Friday, September 01, 2006

In preparation for a rapidly approaching trip to Paris -- made sweeter by the aforementioned job offer and thus the knowledge of having a steady income stream when I return -- I have been reading Adam Gopnik's "Paris to the Moon," which is an excellent collection of essays on living in Paris and on being an American abroad generally. And even though I am overlakes rather than overseas, and the only language barrier I encounter is an over-reliance on the word "eh" and a predilection for inserting the letter u into words, I'm finding I relate to a lot of what he writes. It helps that he's a wonderful writer in that New Yorker style. (He and Malcolm Gladwell? Both Canadians, doncha know. Of course, both Canadians living in New York, now.)

There was a passage I particularly liked , which I'll reproduce here if I can find it, about how living in another country means not having any particularly strongly help opinions about the things most people feel strongly about. You listen to both sides of a debate and you think, well, they both have a point, which is exactly how I felt listening to all the debates during the last election here. The differences that seemed so glaring and fundamental to Canadians seemed rather slight to me, and it didn't matter much to me either way.
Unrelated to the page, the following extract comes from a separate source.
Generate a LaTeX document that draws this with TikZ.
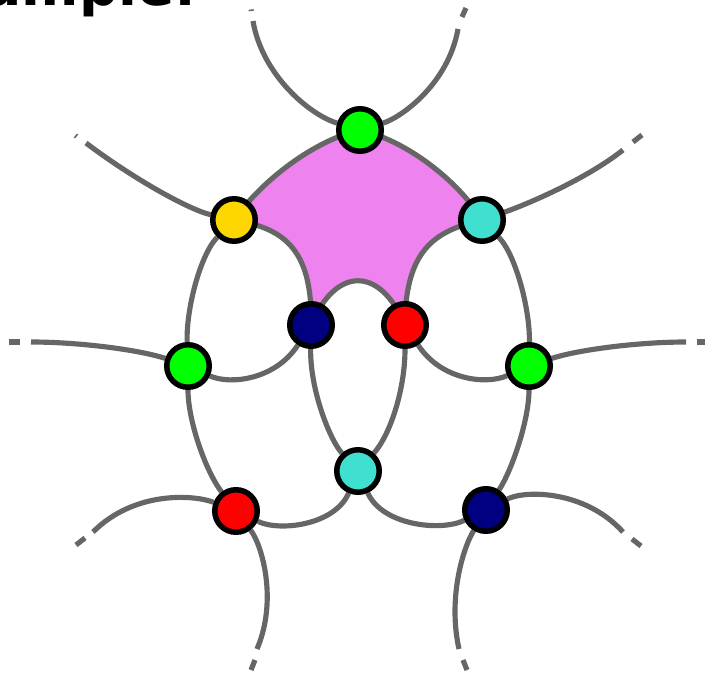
\documentclass[tikz,border=0pt]{standalone}
\usepackage{fontspec}
\setsansfont{DejaVu Sans}
\pgfdeclarelayer{background}
\pgfsetlayers{background,main}
\definecolor{edgecol}{RGB}{102,102,102}
\definecolor{pinkfill}{RGB}{238,130,238}
\definecolor{vgreen}{RGB}{0,255,0}
\definecolor{vgold}{RGB}{255,215,0}
\definecolor{vturq}{RGB}{64,224,208}
\definecolor{vnavy}{RGB}{0,0,128}
\definecolor{vred}{RGB}{255,0,0}
\tikzset{
  vtx/.style={circle, draw=black, line width=4.7pt, minimum size=1.275cm, inner sep=0pt},
  edge/.style={draw=edgecol, line width=4.4pt},
  tip/.style={draw=edgecol, line width=4.4pt, line cap=butt},
}
\begin{document}
\begin{tikzpicture}[x=0.03cm,y=-0.03cm]
\useasboundingbox (0,0) rectangle (705,677);
\node[anchor=base east, inner sep=0pt, font=\sffamily\bfseries\fontsize{47}{50}\selectfont] (title) at (197,6) {Example:};
% vertices
\node[vtx,fill=vgreen] (G1) at (360,130) {};
\node[vtx,fill=vgold]  (Y)  at (234,220) {};
\node[vtx,fill=vturq]  (C1) at (482,220) {};
\node[vtx,fill=vnavy]  (B1) at (311,325) {};
\node[vtx,fill=vred]   (R1) at (405,325) {};
\node[vtx,fill=vgreen] (G2) at (188,366) {};
\node[vtx,fill=vgreen] (G3) at (529,366) {};
\node[vtx,fill=vturq]  (C2) at (358,471) {};
\node[vtx,fill=vred]   (R2) at (236,511) {};
\node[vtx,fill=vnavy]  (B2) at (486,510) {};
% free ends
\coordinate (eTL) at (253,21);
\coordinate (eTR) at (458,29);
\coordinate (eYL) at (86,143);
\coordinate (eCR) at (623,150);
\coordinate (eGL) at (31,342);
\coordinate (eGR) at (686,342);
\coordinate (eRL) at (93,532);
\coordinate (eRD) at (257,649);
\coordinate (eBD) at (459,649);
\coordinate (eBR) at (623,532);
\coordinate (dTL1) at (251.3,11); \coordinate (dTL2) at (251.1,9.5);
\coordinate (dTR1) at (462,17);   \coordinate (dTR2) at (466,8);
\coordinate (dYL1) at (76.6,136.5); \coordinate (dYL2) at (75.4,135.5);
\coordinate (dCR1) at (633,142);  \coordinate (dCR2) at (642,135);
\coordinate (dGL1) at (20,342);   \coordinate (dGL2) at (9,342);
\coordinate (dGR1) at (697,342);  \coordinate (dGR2) at (708,342);
\coordinate (dRL1) at (85,538);   \coordinate (dRL2) at (76,545);
\coordinate (dRD1) at (255,660);  \coordinate (dRD2) at (251,670);
\coordinate (dBD1) at (463,660);  \coordinate (dBD2) at (467,670);
\coordinate (dBR1) at (632,539);  \coordinate (dBR2) at (641,546);
\begin{pgfonlayer}{background}
% pink face
\fill[pinkfill] (G1.center) .. controls (315,140) and (262,180) .. (Y.center)
  .. controls (280,228) and (313,245) .. (B1.center)
  .. controls (336,266) and (380,266) .. (R1.center)
  .. controls (405,245) and (440,230) .. (C1.center)
  .. controls (458,180) and (405,140) .. (G1.center) -- cycle;
% edges between vertices
\draw[edge] (G1.center) .. controls (315,140) and (262,180) .. (Y.center);
\draw[edge] (G1.center) .. controls (405,140) and (458,180) .. (C1.center);
\draw[edge] (Y.center) .. controls (280,228) and (313,245) .. (B1.center);
\draw[edge] (C1.center) .. controls (440,230) and (405,245) .. (R1.center);
\draw[edge] (B1.center) .. controls (336,266) and (380,266) .. (R1.center);
\draw[edge] (Y) .. controls (200,255) and (186,310) .. (G2);
\draw[edge] (C1) .. controls (516,255) and (530,310) .. (G3);
\draw[edge] (G2) .. controls (230,385) and (275,380) .. (B1);
\draw[edge] (R1) .. controls (441,380) and (486,385) .. (G3);
\draw[edge] (B1) .. controls (310,390) and (330,440) .. (C2);
\draw[edge] (R1) .. controls (405,390) and (390,435) .. (C2);
\draw[edge] (G2) .. controls (188,420) and (205,470) .. (R2);
\draw[edge] (G3) .. controls (529,420) and (512,470) .. (B2);
\draw[edge] (C2) .. controls (335,525) and (280,532) .. (R2);
\draw[edge] (C2) .. controls (382,525) and (440,532) .. (B2);
% dangling edges
\draw[edge] (G1) .. controls (310,115) and (262,75) .. (eTL);
\draw[edge] (G1) .. controls (400,118) and (448,85) .. (eTR);
\draw[edge] (Y) .. controls (190,210) and (135,180) .. (eYL);
\draw[edge] (C1) .. controls (525,205) and (585,180) .. (eCR);
\draw[edge] (G2) .. controls (140,350) and (80,342) .. (eGL);
\draw[edge] (G3) .. controls (577,350) and (637,342) .. (eGR);
\draw[edge] (R2) .. controls (195,495) and (135,490) .. (eRL);
\draw[edge] (R2) .. controls (262,545) and (278,600) .. (eRD);
\draw[edge] (B2) .. controls (462,550) and (448,600) .. (eBD);
\draw[edge] (B2) .. controls (525,490) and (585,490) .. (eBR);
% dash tips
\draw[tip] (dTL1) -- (dTL2);
\draw[tip] (dTR1) -- (dTR2);
\draw[tip] (dYL1) -- (dYL2);
\draw[tip] (dCR1) -- (dCR2);
\draw[tip] (dGL1) -- (dGL2);
\draw[tip] (dGR1) -- (dGR2);
\draw[tip] (dRL1) -- (dRL2);
\draw[tip] (dRD1) -- (dRD2);
\draw[tip] (dBD1) -- (dBD2);
\draw[tip] (dBR1) -- (dBR2);
\end{pgfonlayer}
\end{tikzpicture}
\end{document}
And he writes a little about how this feels very free and refreshing, but after a while you get tired of it and it starts to feel a bit lonely, which I can see as well. As tired as I am of the whole red/blue conflict in the U.S., I could see how you would start to miss it after a while.

And reading his experiences with the bureaucracies of France, I realize we have it easy here in Canada even though I was pretty steamed that I have to pay $18 just to get my mail put on hold for three weeks. Yes, we have to pay the heavily-taxpayer-subsidized post office $18 -- plus provincial and federal sales tax, of course -- for the priviledge of them NOT delivering our mail. But still, it was a pretty simple transaction at least, so merci beaucoup for that. In a few phone calls to French restaurants to make reservations I have learned that my French is not up to French waiter standards, but I will continue trying because I took 10 years of French, dammit, and I ought to have something to show for it. Of course I dropped French immediately when I satisfied the language requirement in college, thinking, When will I ever live someplace where I'd need to know French? Little did I know, the places I'd go....

So this blog, updated at a pitiably slow pace as it is, will be on holiday for the next few weeks while I eat my way through France. If I do not exceed the weight limit on the flight back I will be back in September to report on the trip, and also my new job, which I'll start soon after I get back. Au revoir pour maintenant!